[Start of Information supplied]

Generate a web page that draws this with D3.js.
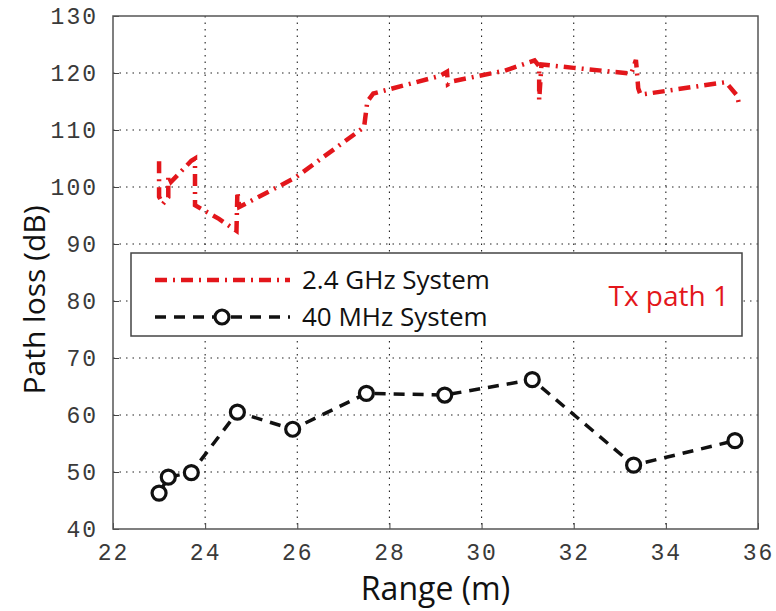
<!DOCTYPE html>
<html>
<head>
<meta charset="utf-8">
<script src="https://cdn.jsdelivr.net/npm/d3@7"></script>
<style>
  html, body { margin: 0; padding: 0; background: #fff; }
  svg { display: block; }
</style>
</head>
<body>
<svg id="chart" width="776" height="611"></svg>
<script>
// Tick values for both axes
const xTicks = [22, 24, 26, 28, 30, 32, 34, 36];
const yTicks = [40, 50, 60, 70, 80, 90, 100, 110, 120, 130];

// 2.4 GHz system: range (m) and path loss (dB), densely sampled trace
const ghzRange = [23.00, 23.00, 23.08, 23.20, 23.20, 23.26, 23.70, 23.78, 23.78, 24.30, 24.68, 24.70, 24.74,
                  25.95, 27.45, 27.52, 27.65, 29.10, 29.25, 29.27, 29.40, 30.50, 31.15, 31.25, 31.25, 31.30,
                  32.00, 33.25, 33.35, 33.37, 33.40, 33.45, 35.30, 35.55, 35.60];
const ghzLoss  = [104.5, 98.3, 97.0, 98.2, 102.0, 100.9, 104.6, 105.0, 96.8, 94.4, 92.3, 99.2, 96.5,
                  101.6, 110.5, 115.0, 116.4, 119.5, 120.2, 118.0, 118.6, 120.4, 122.2, 121.2, 115.3, 121.5,
                  120.9, 119.9, 122.3, 120.5, 117.3, 116.2, 118.4, 116.0, 114.0];

// 40 MHz system: measured points
const mhzRange = [23.0, 23.2, 23.7, 24.7, 25.9, 27.5, 29.2, 31.1, 33.3, 35.5];
const mhzLoss  = [46.3, 49.1, 49.9, 60.5, 57.5, 63.8, 63.5, 66.2, 51.2, 55.5];

const legendLabels = ["2.4 GHz System", "40 MHz System"];
const annotation = "Tx path 1";

const red = "#e3161b";
const tickFont = "'Liberation Mono', 'DejaVu Sans Mono', monospace";
const textFont = "'Open Sans', 'Noto Sans', sans-serif";

const svg = d3.select("#chart");
const margin = { left: 113, top: 16, right: 18, bottom: 82 };
const W = 776, H = 611;
const iw = W - margin.left - margin.right;
const ih = H - margin.top - margin.bottom;

const x = d3.scaleLinear().domain([22, 36]).range([0, iw]);
const y = d3.scaleLinear().domain([40, 130]).range([ih, 0]);

const g = svg.append("g").attr("transform", `translate(${margin.left},${margin.top})`);

// Dotted grid
g.append("g")
  .selectAll("line.vg")
  .data(xTicks.slice(1, -1))
  .join("line")
  .attr("x1", d => x(d)).attr("x2", d => x(d))
  .attr("y1", 0).attr("y2", ih)
  .attr("stroke", "#222").attr("stroke-width", 1.1)
  .attr("stroke-dasharray", "1.5,5");
g.append("g")
  .selectAll("line.hg")
  .data(yTicks.slice(1, -1))
  .join("line")
  .attr("x1", 0).attr("x2", iw)
  .attr("y1", d => y(d)).attr("y2", d => y(d))
  .attr("stroke", "#222").attr("stroke-width", 1.1)
  .attr("stroke-dasharray", "1.5,5");

// Axes with inward ticks
const xAxis = g.append("g").attr("transform", `translate(0,${ih})`)
  .call(d3.axisBottom(x).tickValues(xTicks).tickSizeInner(-6).tickSizeOuter(0).tickPadding(10));
const yAxis = g.append("g")
  .call(d3.axisLeft(y).tickValues(yTicks).tickSizeInner(-6).tickSizeOuter(0).tickPadding(15));
[xAxis, yAxis].forEach(a => {
  a.select(".domain").remove();
  a.selectAll(".tick line").attr("stroke", "#444");
  a.selectAll(".tick text")
    .attr("font-family", tickFont).attr("font-size", 23)
    .attr("letter-spacing", 2).attr("fill", "#3a3a3a");
});
xAxis.selectAll(".tick text").attr("dy", "0.9em");

// Frame
g.append("rect").attr("x", 0).attr("y", 0).attr("width", iw).attr("height", ih)
  .attr("fill", "none").attr("stroke", "#555").attr("stroke-width", 1.5);

// 2.4 GHz trace
const ghzData = ghzRange.map((r, i) => [r, ghzLoss[i]]);
g.append("path")
  .datum(ghzData)
  .attr("d", d3.line().x(d => x(d[0])).y(d => y(d[1])))
  .attr("fill", "none").attr("stroke", red).attr("stroke-width", 4.5)
  .attr("stroke-dasharray", "12,6,2,6");

// 40 MHz trace
const mhzData = mhzRange.map((r, i) => [r, mhzLoss[i]]);
g.append("path")
  .datum(mhzData)
  .attr("d", d3.line().x(d => x(d[0])).y(d => y(d[1])))
  .attr("fill", "none").attr("stroke", "#111").attr("stroke-width", 3.5)
  .attr("stroke-dasharray", "11,8");
g.append("g").selectAll("circle")
  .data(mhzData)
  .join("circle")
  .attr("cx", d => x(d[0])).attr("cy", d => y(d[1])).attr("r", 7)
  .attr("fill", "#fff").attr("stroke", "#111").attr("stroke-width", 3.2);

// Legend
const lg = svg.append("g");
lg.append("rect").attr("x", 131).attr("y", 253).attr("width", 611).attr("height", 83)
  .attr("fill", "#fff").attr("stroke", "#444").attr("stroke-width", 1.5);
const rows = [
  { label: legendLabels[0], yy: 280, color: red, dash: "12,6,2,6", w: 4.5, marker: false },
  { label: legendLabels[1], yy: 317, color: "#111", dash: "11,8", w: 3.5, marker: true }
];
rows.forEach(r => {
  lg.append("line").attr("x1", 155).attr("x2", 290).attr("y1", r.yy).attr("y2", r.yy)
    .attr("stroke", r.color).attr("stroke-width", r.w).attr("stroke-dasharray", r.dash);
  if (r.marker) {
    lg.append("circle").attr("cx", 222).attr("cy", r.yy).attr("r", 7)
      .attr("fill", "#fff").attr("stroke", "#111").attr("stroke-width", 3.2);
  }
  lg.append("text").attr("x", 302).attr("y", r.yy + 9)
    .attr("font-family", textFont).attr("font-size", 26).attr("fill", "#111")
    .text(r.label);
});
lg.append("text").attr("x", 729).attr("y", 306).attr("text-anchor", "end")
  .attr("font-family", textFont).attr("font-size", 28).attr("fill", red)
  .text(annotation);

// Axis titles
svg.append("text").attr("x", margin.left + iw / 2).attr("y", 600).attr("text-anchor", "middle")
  .attr("font-family", textFont).attr("font-size", 32).attr("fill", "#111")
  .text("Range (m)");
svg.append("text").attr("transform", `translate(45,300) rotate(-90)`)
  .attr("text-anchor", "middle")
  .attr("font-family", textFont).attr("font-size", 30).attr("fill", "#111")
  .text("Path loss (dB)");
</script>
</body>
</html>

[End of Information supplied]

[Task to complete]: Leave out the pictures and print every line of the data exactly.

[Solution]:
Generate a web page that draws this with D3.js.
<!DOCTYPE html>
<html>
<head>
<meta charset="utf-8">
<script src="https://cdn.jsdelivr.net/npm/d3@7"></script>
<style>
  html, body { margin: 0; padding: 0; background: #fff; }
  svg { display: block; }
</style>
</head>
<body>
<svg id="chart" width="776" height="611"></svg>
<script>
// Tick values for both axes
const xTicks = [22, 24, 26, 28, 30, 32, 34, 36];
const yTicks = [40, 50, 60, 70, 80, 90, 100, 110, 120, 130];

// 2.4 GHz system: range (m) and path loss (dB), densely sampled trace
const ghzRange = [23.00, 23.00, 23.08, 23.20, 23.20, 23.26, 23.70, 23.78, 23.78, 24.30, 24.68, 24.70, 24.74,
                  25.95, 27.45, 27.52, 27.65, 29.10, 29.25, 29.27, 29.40, 30.50, 31.15, 31.25, 31.25, 31.30,
                  32.00, 33.25, 33.35, 33.37, 33.40, 33.45, 35.30, 35.55, 35.60];
const ghzLoss  = [104.5, 98.3, 97.0, 98.2, 102.0, 100.9, 104.6, 105.0, 96.8, 94.4, 92.3, 99.2, 96.5,
                  101.6, 110.5, 115.0, 116.4, 119.5, 120.2, 118.0, 118.6, 120.4, 122.2, 121.2, 115.3, 121.5,
                  120.9, 119.9, 122.3, 120.5, 117.3, 116.2, 118.4, 116.0, 114.0];

// 40 MHz system: measured points
const mhzRange = [23.0, 23.2, 23.7, 24.7, 25.9, 27.5, 29.2, 31.1, 33.3, 35.5];
const mhzLoss  = [46.3, 49.1, 49.9, 60.5, 57.5, 63.8, 63.5, 66.2, 51.2, 55.5];

const legendLabels = ["2.4 GHz System", "40 MHz System"];
const annotation = "Tx path 1";

const red = "#e3161b";
const tickFont = "'Liberation Mono', 'DejaVu Sans Mono', monospace";
const textFont = "'Open Sans', 'Noto Sans', sans-serif";

const svg = d3.select("#chart");
const margin = { left: 113, top: 16, right: 18, bottom: 82 };
const W = 776, H = 611;
const iw = W - margin.left - margin.right;
const ih = H - margin.top - margin.bottom;

const x = d3.scaleLinear().domain([22, 36]).range([0, iw]);
const y = d3.scaleLinear().domain([40, 130]).range([ih, 0]);

const g = svg.append("g").attr("transform", `translate(${margin.left},${margin.top})`);

// Dotted grid
g.append("g")
  .selectAll("line.vg")
  .data(xTicks.slice(1, -1))
  .join("line")
  .attr("x1", d => x(d)).attr("x2", d => x(d))
  .attr("y1", 0).attr("y2", ih)
  .attr("stroke", "#222").attr("stroke-width", 1.1)
  .attr("stroke-dasharray", "1.5,5");
g.append("g")
  .selectAll("line.hg")
  .data(yTicks.slice(1, -1))
  .join("line")
  .attr("x1", 0).attr("x2", iw)
  .attr("y1", d => y(d)).attr("y2", d => y(d))
  .attr("stroke", "#222").attr("stroke-width", 1.1)
  .attr("stroke-dasharray", "1.5,5");

// Axes with inward ticks
const xAxis = g.append("g").attr("transform", `translate(0,${ih})`)
  .call(d3.axisBottom(x).tickValues(xTicks).tickSizeInner(-6).tickSizeOuter(0).tickPadding(10));
const yAxis = g.append("g")
  .call(d3.axisLeft(y).tickValues(yTicks).tickSizeInner(-6).tickSizeOuter(0).tickPadding(15));
[xAxis, yAxis].forEach(a => {
  a.select(".domain").remove();
  a.selectAll(".tick line").attr("stroke", "#444");
  a.selectAll(".tick text")
    .attr("font-family", tickFont).attr("font-size", 23)
    .attr("letter-spacing", 2).attr("fill", "#3a3a3a");
});
xAxis.selectAll(".tick text").attr("dy", "0.9em");

// Frame
g.append("rect").attr("x", 0).attr("y", 0).attr("width", iw).attr("height", ih)
  .attr("fill", "none").attr("stroke", "#555").attr("stroke-width", 1.5);

// 2.4 GHz trace
const ghzData = ghzRange.map((r, i) => [r, ghzLoss[i]]);
g.append("path")
  .datum(ghzData)
  .attr("d", d3.line().x(d => x(d[0])).y(d => y(d[1])))
  .attr("fill", "none").attr("stroke", red).attr("stroke-width", 4.5)
  .attr("stroke-dasharray", "12,6,2,6");

// 40 MHz trace
const mhzData = mhzRange.map((r, i) => [r, mhzLoss[i]]);
g.append("path")
  .datum(mhzData)
  .attr("d", d3.line().x(d => x(d[0])).y(d => y(d[1])))
  .attr("fill", "none").attr("stroke", "#111").attr("stroke-width", 3.5)
  .attr("stroke-dasharray", "11,8");
g.append("g").selectAll("circle")
  .data(mhzData)
  .join("circle")
  .attr("cx", d => x(d[0])).attr("cy", d => y(d[1])).attr("r", 7)
  .attr("fill", "#fff").attr("stroke", "#111").attr("stroke-width", 3.2);

// Legend
const lg = svg.append("g");
lg.append("rect").attr("x", 131).attr("y", 253).attr("width", 611).attr("height", 83)
  .attr("fill", "#fff").attr("stroke", "#444").attr("stroke-width", 1.5);
const rows = [
  { label: legendLabels[0], yy: 280, color: red, dash: "12,6,2,6", w: 4.5, marker: false },
  { label: legendLabels[1], yy: 317, color: "#111", dash: "11,8", w: 3.5, marker: true }
];
rows.forEach(r => {
  lg.append("line").attr("x1", 155).attr("x2", 290).attr("y1", r.yy).attr("y2", r.yy)
    .attr("stroke", r.color).attr("stroke-width", r.w).attr("stroke-dasharray", r.dash);
  if (r.marker) {
    lg.append("circle").attr("cx", 222).attr("cy", r.yy).attr("r", 7)
      .attr("fill", "#fff").attr("stroke", "#111").attr("stroke-width", 3.2);
  }
  lg.append("text").attr("x", 302).attr("y", r.yy + 9)
    .attr("font-family", textFont).attr("font-size", 26).attr("fill", "#111")
    .text(r.label);
});
lg.append("text").attr("x", 729).attr("y", 306).attr("text-anchor", "end")
  .attr("font-family", textFont).attr("font-size", 28).attr("fill", red)
  .text(annotation);

// Axis titles
svg.append("text").attr("x", margin.left + iw / 2).attr("y", 600).attr("text-anchor", "middle")
  .attr("font-family", textFont).attr("font-size", 32).attr("fill", "#111")
  .text("Range (m)");
svg.append("text").attr("transform", `translate(45,300) rotate(-90)`)
  .attr("text-anchor", "middle")
  .attr("font-family", textFont).attr("font-size", 30).attr("fill", "#111")
  .text("Path loss (dB)");
</script>
</body>
</html>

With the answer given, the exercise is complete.